Heart of Australia founder Dr Rolf Gomes first took his mobile cardiology clinic on the road in late 2014 – packed into a custom-made road train – to five towns in south west Queensland.
But already the team has expanded to include respiratory and sleep medicine, endocrinology, gastroenterology and renal colleagues, with more to join the roster when a second truck hits the bitumen and bulldust next year.
The specialist medical centre on wheels now visits more than a dozen towns from Hughenden, Winton and Longreach in central west Queensland to Goondiwindi and Stanthorpe near the NSW border.
Dr Gomes admits he has had to run the gauntlet of vested interests and bureaucracy, and as seen on ABC TV’s Australian Story, he has been disappointed with the lack of support from Queensland Health.
He told the limbic that while Queensland Health said they don’t fund private specialist outreach services, they’ve referred over 350 patients from public hospitals to his service.
“We’ve seen 1,601 new cardiac patients while the whole of Queensland Health’s cardiac outreach has seen 1,340 patients.
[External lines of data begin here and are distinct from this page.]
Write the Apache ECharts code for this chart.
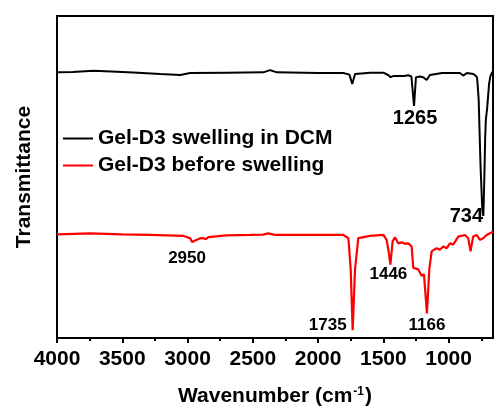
<!DOCTYPE html>
<html>
<head>
<meta charset="utf-8">
<script src="https://cdn.jsdelivr.net/npm/echarts@6/dist/echarts.min.js"></script>
<style>
  html, body { margin: 0; padding: 0; background: #fff; }
  #chart { width: 494px; height: 412px; }
</style>
</head>
<body>
<div id="chart"></div>
<script>
// FTIR spectra of Gel-D3: wavenumber (cm-1) and transmittance (offset, a.u.)
const seriesNames = ['Gel-D3 swelling in DCM', 'Gel-D3 before swelling'];

const dcmWavenumber = [4000, 3880, 3720, 3541, 3380, 3209, 3056, 2980, 2700, 2419, 2368, 2316, 2000, 1807, 1760, 1738, 1717, 1600, 1500, 1460, 1444, 1420, 1398, 1340, 1309, 1285, 1265, 1250, 1220, 1195, 1168, 1143, 1050, 914, 888, 860, 810, 786, 781, 770, 755, 742, 734, 728, 720, 715, 712, 705, 690, 680, 665, 660];
const dcmTransmittance = [82.5, 82.6, 83.0, 82.7, 82.4, 82.0, 81.7, 82.3, 82.4, 82.5, 83.2, 82.5, 82.3, 82.3, 81.8, 78.9, 82.0, 82.4, 82.4, 81.6, 81.0, 81.4, 81.4, 81.4, 81.6, 81.2, 72.1, 81.0, 81.2, 81.0, 80.1, 81.7, 82.3, 82.3, 81.5, 82.3, 82.0, 81.2, 80.4, 74.3, 52.9, 40.0, 37.9, 46.8, 62.1, 67.6, 68.8, 71.3, 78.9, 81.3, 82.6, 82.7];

const gelWavenumber = [4000, 3745, 3500, 3286, 3031, 2980, 2965, 2950, 2929, 2900, 2878, 2860, 2840, 2827, 2700, 2521, 2420, 2381, 2340, 2316, 2000, 1807, 1768, 1750, 1735, 1717, 1692, 1602, 1500, 1475, 1460, 1446, 1429, 1411, 1386, 1360, 1334, 1309, 1283, 1271, 1233, 1207, 1189, 1166, 1148, 1130, 1118, 1092, 1067, 1041, 1015, 990, 965, 926, 875, 850, 832, 812, 786, 760, 735, 709, 684, 660];
const gelTransmittance = [32.2, 32.5, 32.2, 32.0, 31.7, 31.0, 29.8, 29.4, 30.5, 31.0, 31.0, 30.7, 31.3, 31.7, 31.9, 32.0, 32.1, 32.5, 32.1, 32.0, 32.0, 32.0, 31.0, 21.3, 2.4, 21.3, 31.0, 31.7, 32.0, 30.5, 27.0, 22.8, 30.0, 31.3, 29.4, 29.7, 29.3, 29.4, 28.4, 21.8, 21.3, 19.3, 19.8, 7.6, 21.3, 26.9, 27.4, 27.9, 27.4, 28.4, 27.9, 29.4, 29.0, 31.5, 32.0, 31.0, 26.9, 31.5, 32.0, 30.5, 31.0, 32.0, 32.5, 33.0];

// Band assignments labelled on each spectrum
const dcmPeaks = [1265, 734];
const gelPeaks = [2950, 1735, 1446, 1166];

// Axis ticks
const majorTicks = [4000, 3500, 3000, 2500, 2000, 1500, 1000];
const minorTicks = [3750, 3250, 2750, 2250, 1750, 1250, 750];
const xRange = [660, 4000];

const FONT = 'Liberation Sans';

function pairs(xs, ys) {
  return xs.map((x, i) => [x, ys[i]]);
}

function peakMarks(peaks, xs, ys, offsets, size) {
  return peaks.map((p, k) => ({
    coord: [p, ys[xs.indexOf(p)]],
    label: {
      show: true,
      position: 'inside',
      offset: offsets[k],
      formatter: String(p),
      fontFamily: FONT,
      fontWeight: 'bold',
      fontSize: size,
      color: '#000'
    }
  }));
}

const chart = echarts.init(document.getElementById('chart'), null, { renderer: 'canvas' });

const option = {
  animation: false,
  textStyle: { fontFamily: FONT },
  grid: {
    left: 57, right: 1, top: 16, bottom: 69,
    show: true, borderColor: '#000', borderWidth: 2, backgroundColor: 'transparent'
  },
  legend: {
    orient: 'vertical',
    left: 63,
    top: 128,
    padding: 0,
    icon: 'rect',
    itemWidth: 30,
    itemHeight: 2,
    itemGap: 6,
    textStyle: { fontFamily: FONT, fontWeight: 'bold', fontSize: 21, color: '#000' },
    data: seriesNames
  },
  xAxis: [
    {
      type: 'value',
      inverse: true,
      min: xRange[0],
      max: xRange[1],
      position: 'bottom',
      axisLine: { lineStyle: { color: '#000', width: 2 } },
      axisTick: { show: true, customValues: majorTicks, length: 5, lineStyle: { color: '#000', width: 2 } },
      axisLabel: {
        customValues: majorTicks,
        formatter: v => String(v),
        margin: 11,
        fontFamily: FONT, fontWeight: 'bold', fontSize: 21, color: '#000'
      },
      splitLine: { show: false },
      name: '{a|Wavenumber (cm}{s|-1}{a|)}',
      nameLocation: 'middle',
      nameGap: 48,
      nameTextStyle: {
        rich: {
          a: { fontFamily: FONT, fontWeight: 'bold', fontSize: 21, color: '#000' },
          s: { fontFamily: FONT, fontWeight: 'bold', fontSize: 12, color: '#000', verticalAlign: 'top', padding: [0, 1, 0, 1] }
        }
      }
    },
    {
      type: 'value',
      inverse: true,
      min: xRange[0],
      max: xRange[1],
      position: 'bottom',
      axisLine: { show: false },
      axisTick: { show: true, customValues: minorTicks, length: 3, lineStyle: { color: '#000', width: 2 } },
      axisLabel: { show: false },
      splitLine: { show: false }
    }
  ],
  yAxis: {
    type: 'value',
    min: 0,
    max: 100,
    axisLine: { show: true, lineStyle: { color: '#000', width: 2 } },
    axisTick: { show: false },
    axisLabel: { show: false },
    splitLine: { show: false },
    name: 'Transmittance',
    nameLocation: 'middle',
    nameGap: 22,
    nameTextStyle: { fontFamily: FONT, fontWeight: 'bold', fontSize: 21, color: '#000' }
  },
  series: [
    {
      name: seriesNames[0],
      type: 'line',
      xAxisIndex: 0,
      symbol: 'none',
      color: '#000',
      lineStyle: { color: '#000', width: 2 },
      data: pairs(dcmWavenumber, dcmTransmittance),
      markPoint: {
        symbol: 'circle',
        symbolSize: 1,
        itemStyle: { color: 'rgba(0,0,0,0)' },
        data: peakMarks(dcmPeaks, dcmWavenumber, dcmTransmittance, [[1, 13], [-17, 1]], 20)
      }
    },
    {
      name: seriesNames[1],
      type: 'line',
      xAxisIndex: 0,
      symbol: 'none',
      color: '#ff0000',
      lineStyle: { color: '#ff0000', width: 2.2 },
      data: pairs(gelWavenumber, gelTransmittance),
      markPoint: {
        symbol: 'circle',
        symbolSize: 1,
        itemStyle: { color: 'rgba(0,0,0,0)' },
        data: peakMarks(gelPeaks, gelWavenumber, gelTransmittance, [[-7, 15], [-25, -5], [-2, 10], [0, 12]], 17)
      }
    }
  ]
};

chart.setOption(option);
</script>
</body>
</html>
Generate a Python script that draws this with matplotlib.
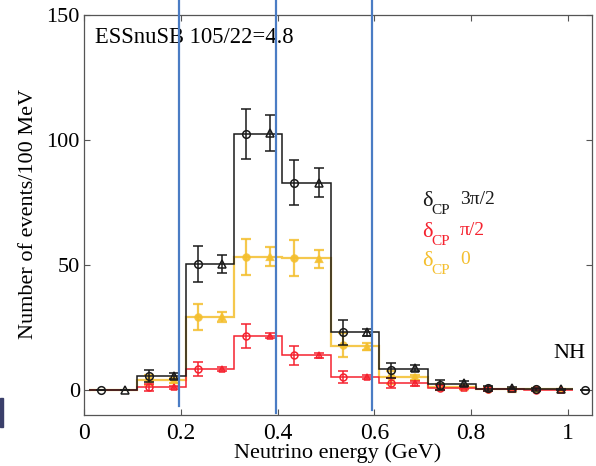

We are now the dominant service provider in cardiac health in rural and regional Queensland and still growing.”
He added that telehealth has a role to play in rural health but said it was naïve to think it was the ‘silver bullet’ in every situation.
“It is better when it can be added on to face-to-face consultations with patients – after the first meeting when a lot of ground has been covered in terms of physical assessment and establishing rapport and trust.”
Dr Gomes said the success of Heart of Australia has been due to broad community support and engagement from medical specialists with ‘a generosity of spirit’.
“We’re trying to sustainably deliver a medical specialist workforce into these areas. The profession has some responsibility to provide these services. We need to be part of the solution.”
An anonymous donor has contributed $1 million to build the second mobile clinic.